- **What is required**
For the data below, report the number of lines that contain the string "with" and nothing else.

- **Data listing**
# # # #

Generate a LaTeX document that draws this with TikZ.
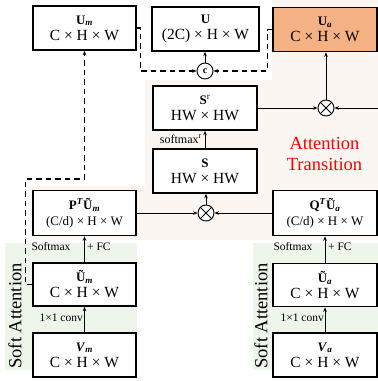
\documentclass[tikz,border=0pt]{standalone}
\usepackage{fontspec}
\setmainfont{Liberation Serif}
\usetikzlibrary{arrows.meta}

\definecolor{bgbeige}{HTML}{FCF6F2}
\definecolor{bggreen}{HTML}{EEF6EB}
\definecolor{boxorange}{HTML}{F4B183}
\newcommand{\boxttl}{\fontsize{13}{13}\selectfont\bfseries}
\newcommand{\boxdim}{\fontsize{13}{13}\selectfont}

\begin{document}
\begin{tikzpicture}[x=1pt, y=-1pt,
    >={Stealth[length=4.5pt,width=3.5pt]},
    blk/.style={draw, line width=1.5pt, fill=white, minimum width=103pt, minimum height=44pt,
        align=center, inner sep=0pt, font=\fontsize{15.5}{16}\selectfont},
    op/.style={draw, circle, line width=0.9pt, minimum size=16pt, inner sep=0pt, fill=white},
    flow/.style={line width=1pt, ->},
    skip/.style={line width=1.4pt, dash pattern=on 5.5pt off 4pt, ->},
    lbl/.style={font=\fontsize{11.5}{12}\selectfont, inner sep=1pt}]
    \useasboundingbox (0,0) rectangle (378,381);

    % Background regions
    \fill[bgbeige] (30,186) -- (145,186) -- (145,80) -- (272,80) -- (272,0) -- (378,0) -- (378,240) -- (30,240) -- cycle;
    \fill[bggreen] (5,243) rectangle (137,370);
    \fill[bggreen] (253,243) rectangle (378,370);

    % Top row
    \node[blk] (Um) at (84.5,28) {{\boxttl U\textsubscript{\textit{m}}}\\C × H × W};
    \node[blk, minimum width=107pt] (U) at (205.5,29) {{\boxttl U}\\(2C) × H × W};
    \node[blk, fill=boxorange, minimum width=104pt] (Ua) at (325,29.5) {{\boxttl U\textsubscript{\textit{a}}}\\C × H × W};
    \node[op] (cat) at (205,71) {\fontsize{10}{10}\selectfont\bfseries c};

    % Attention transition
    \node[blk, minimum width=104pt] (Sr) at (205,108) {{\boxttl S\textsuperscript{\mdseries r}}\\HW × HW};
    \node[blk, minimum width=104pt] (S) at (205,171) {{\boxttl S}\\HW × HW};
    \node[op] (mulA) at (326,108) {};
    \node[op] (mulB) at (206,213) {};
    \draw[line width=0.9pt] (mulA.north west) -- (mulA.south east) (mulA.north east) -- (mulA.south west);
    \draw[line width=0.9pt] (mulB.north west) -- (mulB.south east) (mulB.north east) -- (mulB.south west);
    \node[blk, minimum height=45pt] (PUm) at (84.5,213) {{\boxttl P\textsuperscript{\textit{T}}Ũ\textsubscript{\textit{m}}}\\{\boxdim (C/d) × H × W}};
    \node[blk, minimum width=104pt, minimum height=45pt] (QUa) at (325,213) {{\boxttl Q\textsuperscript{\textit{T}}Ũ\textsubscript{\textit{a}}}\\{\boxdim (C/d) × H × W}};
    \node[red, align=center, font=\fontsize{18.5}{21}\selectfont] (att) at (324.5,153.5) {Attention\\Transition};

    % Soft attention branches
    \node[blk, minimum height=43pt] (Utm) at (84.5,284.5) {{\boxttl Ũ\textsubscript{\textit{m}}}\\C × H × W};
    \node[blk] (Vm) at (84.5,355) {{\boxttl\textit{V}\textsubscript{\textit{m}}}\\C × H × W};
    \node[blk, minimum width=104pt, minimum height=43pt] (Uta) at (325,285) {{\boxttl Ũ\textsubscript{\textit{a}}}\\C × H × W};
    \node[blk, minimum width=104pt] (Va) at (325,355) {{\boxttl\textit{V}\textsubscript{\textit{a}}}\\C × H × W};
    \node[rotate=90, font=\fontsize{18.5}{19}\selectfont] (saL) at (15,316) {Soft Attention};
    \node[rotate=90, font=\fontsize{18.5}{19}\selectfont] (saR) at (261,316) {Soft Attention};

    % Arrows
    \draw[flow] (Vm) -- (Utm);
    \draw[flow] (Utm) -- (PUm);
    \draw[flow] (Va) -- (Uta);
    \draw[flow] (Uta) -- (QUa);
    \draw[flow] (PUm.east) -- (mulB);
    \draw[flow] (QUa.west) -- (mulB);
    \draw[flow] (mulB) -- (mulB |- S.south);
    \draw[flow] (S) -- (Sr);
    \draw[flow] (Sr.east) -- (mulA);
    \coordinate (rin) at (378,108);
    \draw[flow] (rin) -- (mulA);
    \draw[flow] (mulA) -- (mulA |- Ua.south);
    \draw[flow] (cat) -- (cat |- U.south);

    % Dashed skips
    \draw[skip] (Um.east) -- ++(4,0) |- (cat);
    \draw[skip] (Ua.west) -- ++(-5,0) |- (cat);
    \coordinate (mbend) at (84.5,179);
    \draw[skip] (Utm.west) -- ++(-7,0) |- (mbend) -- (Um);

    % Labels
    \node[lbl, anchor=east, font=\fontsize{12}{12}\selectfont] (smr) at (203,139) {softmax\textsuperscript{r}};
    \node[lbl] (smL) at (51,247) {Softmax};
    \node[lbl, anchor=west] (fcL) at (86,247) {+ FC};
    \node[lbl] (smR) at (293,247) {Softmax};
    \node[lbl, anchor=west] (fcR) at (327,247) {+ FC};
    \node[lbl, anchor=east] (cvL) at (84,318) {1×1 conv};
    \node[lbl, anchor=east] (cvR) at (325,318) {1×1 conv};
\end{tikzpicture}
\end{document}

# # # #

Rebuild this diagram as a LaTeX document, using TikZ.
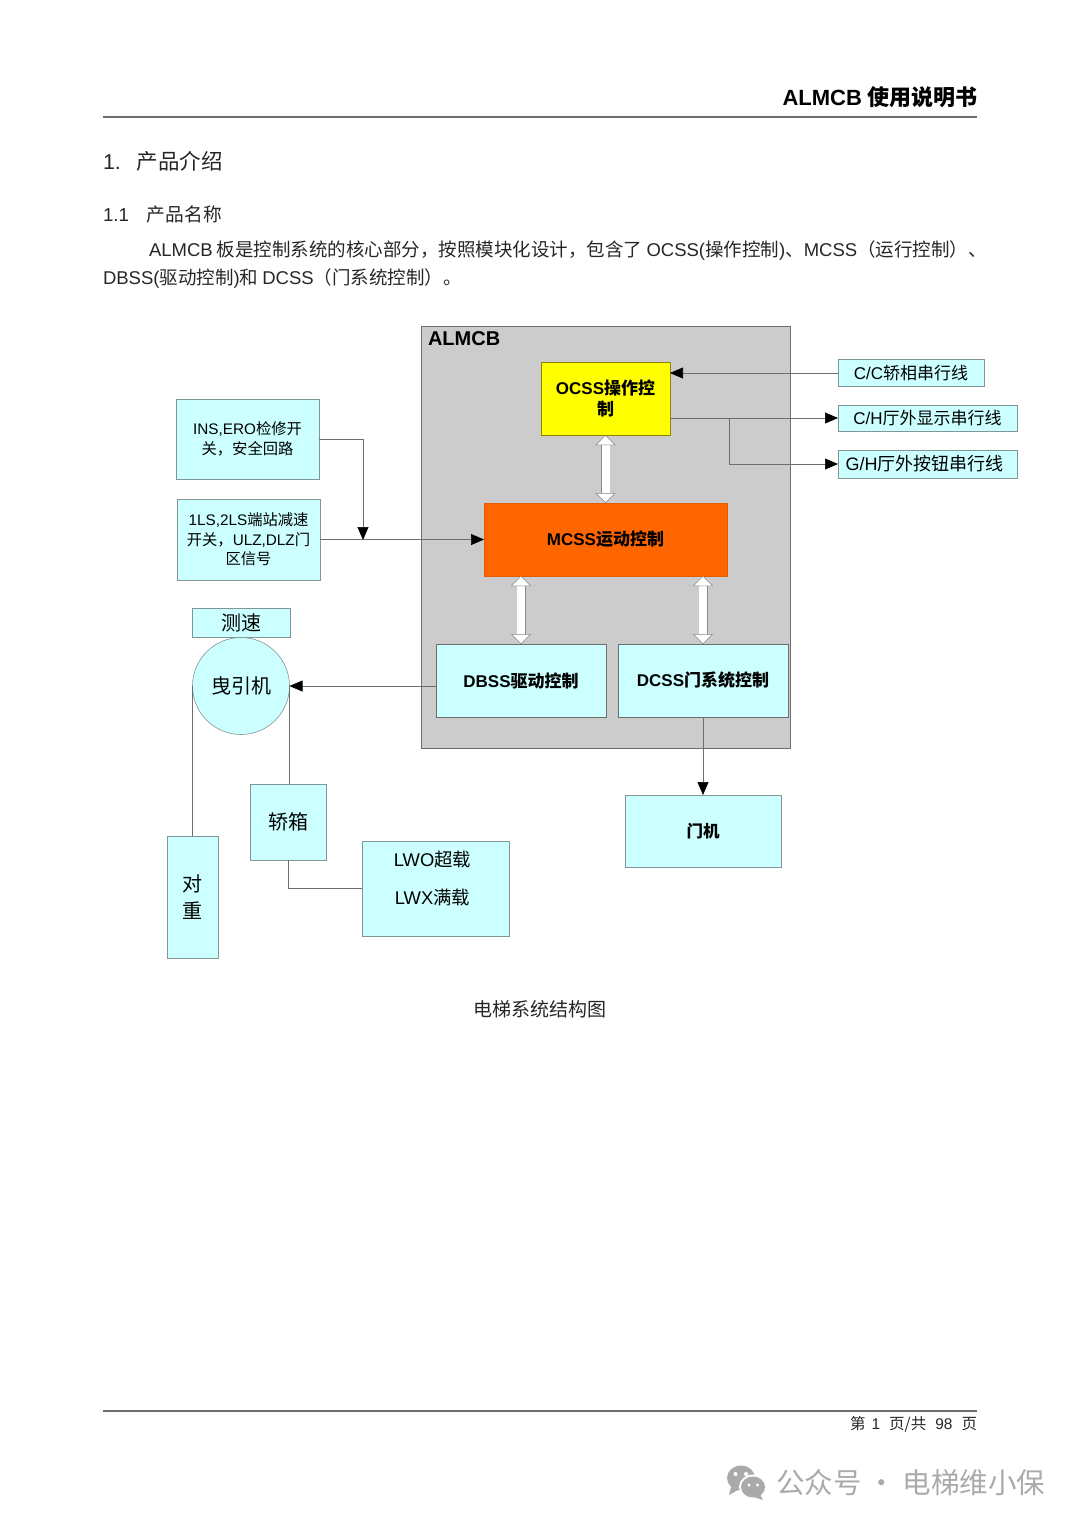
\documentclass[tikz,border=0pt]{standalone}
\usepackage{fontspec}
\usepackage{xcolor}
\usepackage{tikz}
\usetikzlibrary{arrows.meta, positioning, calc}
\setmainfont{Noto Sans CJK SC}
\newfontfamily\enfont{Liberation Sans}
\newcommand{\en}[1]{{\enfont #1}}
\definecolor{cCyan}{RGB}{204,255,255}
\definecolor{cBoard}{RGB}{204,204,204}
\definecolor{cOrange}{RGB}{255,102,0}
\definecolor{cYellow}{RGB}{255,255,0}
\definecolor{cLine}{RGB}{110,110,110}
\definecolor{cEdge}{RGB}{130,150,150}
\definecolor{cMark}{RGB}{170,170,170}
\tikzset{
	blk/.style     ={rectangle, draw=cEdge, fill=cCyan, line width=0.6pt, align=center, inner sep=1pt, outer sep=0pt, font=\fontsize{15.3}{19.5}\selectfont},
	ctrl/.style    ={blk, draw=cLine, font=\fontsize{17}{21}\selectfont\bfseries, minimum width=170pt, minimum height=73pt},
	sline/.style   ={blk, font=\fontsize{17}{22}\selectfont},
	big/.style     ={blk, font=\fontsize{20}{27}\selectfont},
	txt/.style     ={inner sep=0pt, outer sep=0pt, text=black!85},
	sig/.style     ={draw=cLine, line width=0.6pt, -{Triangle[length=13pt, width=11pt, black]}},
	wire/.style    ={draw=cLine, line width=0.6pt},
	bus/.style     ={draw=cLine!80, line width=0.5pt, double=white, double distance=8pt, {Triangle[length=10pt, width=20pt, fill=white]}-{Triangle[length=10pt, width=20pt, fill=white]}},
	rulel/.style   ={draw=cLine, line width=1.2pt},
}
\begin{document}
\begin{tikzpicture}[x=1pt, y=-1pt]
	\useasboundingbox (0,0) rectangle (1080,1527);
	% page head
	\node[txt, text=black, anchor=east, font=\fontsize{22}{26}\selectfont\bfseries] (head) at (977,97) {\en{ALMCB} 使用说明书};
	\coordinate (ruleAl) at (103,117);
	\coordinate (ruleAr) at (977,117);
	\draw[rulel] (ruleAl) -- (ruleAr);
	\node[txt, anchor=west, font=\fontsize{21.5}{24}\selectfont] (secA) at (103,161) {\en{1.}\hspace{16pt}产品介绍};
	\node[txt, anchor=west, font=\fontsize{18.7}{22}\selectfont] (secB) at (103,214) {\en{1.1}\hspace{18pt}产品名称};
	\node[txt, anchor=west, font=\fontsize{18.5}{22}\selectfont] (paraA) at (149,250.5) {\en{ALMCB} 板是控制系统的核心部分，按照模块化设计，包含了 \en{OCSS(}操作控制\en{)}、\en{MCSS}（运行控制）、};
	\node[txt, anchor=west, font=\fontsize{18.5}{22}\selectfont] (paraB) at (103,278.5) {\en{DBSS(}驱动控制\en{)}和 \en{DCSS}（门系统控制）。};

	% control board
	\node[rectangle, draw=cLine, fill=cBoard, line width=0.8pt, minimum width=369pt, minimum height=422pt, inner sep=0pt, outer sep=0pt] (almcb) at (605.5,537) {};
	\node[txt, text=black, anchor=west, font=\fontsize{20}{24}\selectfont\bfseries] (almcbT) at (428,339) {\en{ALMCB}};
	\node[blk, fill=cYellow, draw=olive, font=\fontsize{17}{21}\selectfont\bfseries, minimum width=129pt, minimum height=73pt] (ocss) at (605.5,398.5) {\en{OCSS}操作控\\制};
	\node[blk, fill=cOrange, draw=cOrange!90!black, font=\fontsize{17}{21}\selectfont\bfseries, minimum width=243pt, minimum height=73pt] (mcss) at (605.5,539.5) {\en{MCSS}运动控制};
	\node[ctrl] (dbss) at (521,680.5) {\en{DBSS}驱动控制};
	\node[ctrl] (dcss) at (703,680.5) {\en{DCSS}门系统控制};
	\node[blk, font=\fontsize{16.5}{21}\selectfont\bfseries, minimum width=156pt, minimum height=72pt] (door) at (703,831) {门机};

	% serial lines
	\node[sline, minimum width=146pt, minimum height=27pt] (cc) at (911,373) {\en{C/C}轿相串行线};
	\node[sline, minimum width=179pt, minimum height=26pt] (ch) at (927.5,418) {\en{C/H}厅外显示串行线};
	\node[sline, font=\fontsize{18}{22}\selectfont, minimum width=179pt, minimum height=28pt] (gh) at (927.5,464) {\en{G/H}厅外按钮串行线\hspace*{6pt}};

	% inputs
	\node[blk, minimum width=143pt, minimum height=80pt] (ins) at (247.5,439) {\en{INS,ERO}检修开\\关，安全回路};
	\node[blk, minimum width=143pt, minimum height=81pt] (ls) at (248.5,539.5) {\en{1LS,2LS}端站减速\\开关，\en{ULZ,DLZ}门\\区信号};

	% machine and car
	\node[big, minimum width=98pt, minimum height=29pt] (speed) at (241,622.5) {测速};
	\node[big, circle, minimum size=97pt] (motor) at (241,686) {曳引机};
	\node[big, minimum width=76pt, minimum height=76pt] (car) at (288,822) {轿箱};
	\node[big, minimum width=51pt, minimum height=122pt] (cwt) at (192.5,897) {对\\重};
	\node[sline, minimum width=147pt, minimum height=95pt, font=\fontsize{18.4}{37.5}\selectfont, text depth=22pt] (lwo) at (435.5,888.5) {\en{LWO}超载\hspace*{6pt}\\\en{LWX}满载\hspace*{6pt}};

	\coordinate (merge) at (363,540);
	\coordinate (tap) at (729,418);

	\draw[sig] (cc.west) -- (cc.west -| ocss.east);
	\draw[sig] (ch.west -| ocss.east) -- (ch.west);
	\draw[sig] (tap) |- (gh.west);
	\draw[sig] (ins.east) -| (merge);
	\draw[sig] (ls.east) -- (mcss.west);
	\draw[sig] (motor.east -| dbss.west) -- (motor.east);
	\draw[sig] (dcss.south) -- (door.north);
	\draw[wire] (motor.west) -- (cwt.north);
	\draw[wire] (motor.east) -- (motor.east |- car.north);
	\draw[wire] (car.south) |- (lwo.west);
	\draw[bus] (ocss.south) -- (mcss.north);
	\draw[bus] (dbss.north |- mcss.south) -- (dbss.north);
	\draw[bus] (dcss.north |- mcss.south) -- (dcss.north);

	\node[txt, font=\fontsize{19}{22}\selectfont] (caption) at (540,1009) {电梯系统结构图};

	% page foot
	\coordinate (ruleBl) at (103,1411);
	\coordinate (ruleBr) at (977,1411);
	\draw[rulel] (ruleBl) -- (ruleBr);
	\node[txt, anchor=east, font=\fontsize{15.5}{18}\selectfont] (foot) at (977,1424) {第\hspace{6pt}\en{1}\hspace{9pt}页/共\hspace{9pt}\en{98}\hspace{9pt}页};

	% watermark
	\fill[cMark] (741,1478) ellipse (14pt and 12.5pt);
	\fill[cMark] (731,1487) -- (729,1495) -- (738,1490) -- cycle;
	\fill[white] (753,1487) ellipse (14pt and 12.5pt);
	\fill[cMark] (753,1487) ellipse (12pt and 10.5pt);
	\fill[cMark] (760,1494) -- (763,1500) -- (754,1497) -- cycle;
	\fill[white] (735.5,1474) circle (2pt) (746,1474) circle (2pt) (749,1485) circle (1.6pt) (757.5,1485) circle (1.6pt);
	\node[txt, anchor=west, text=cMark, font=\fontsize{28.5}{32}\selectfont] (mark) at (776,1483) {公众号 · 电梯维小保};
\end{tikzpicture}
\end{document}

# # # #

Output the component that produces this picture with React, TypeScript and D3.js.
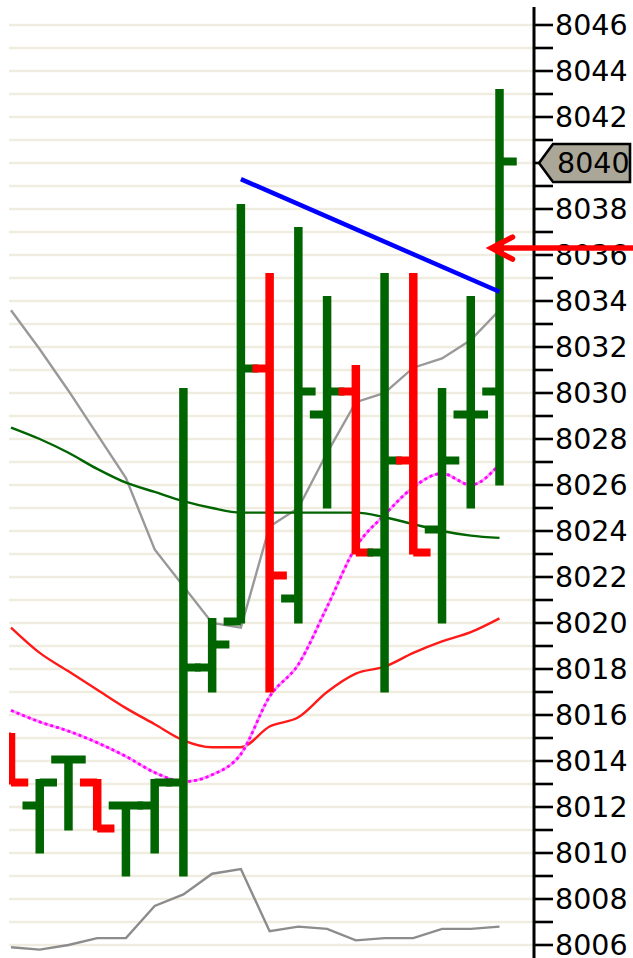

# # # #

- **Exercise response**
2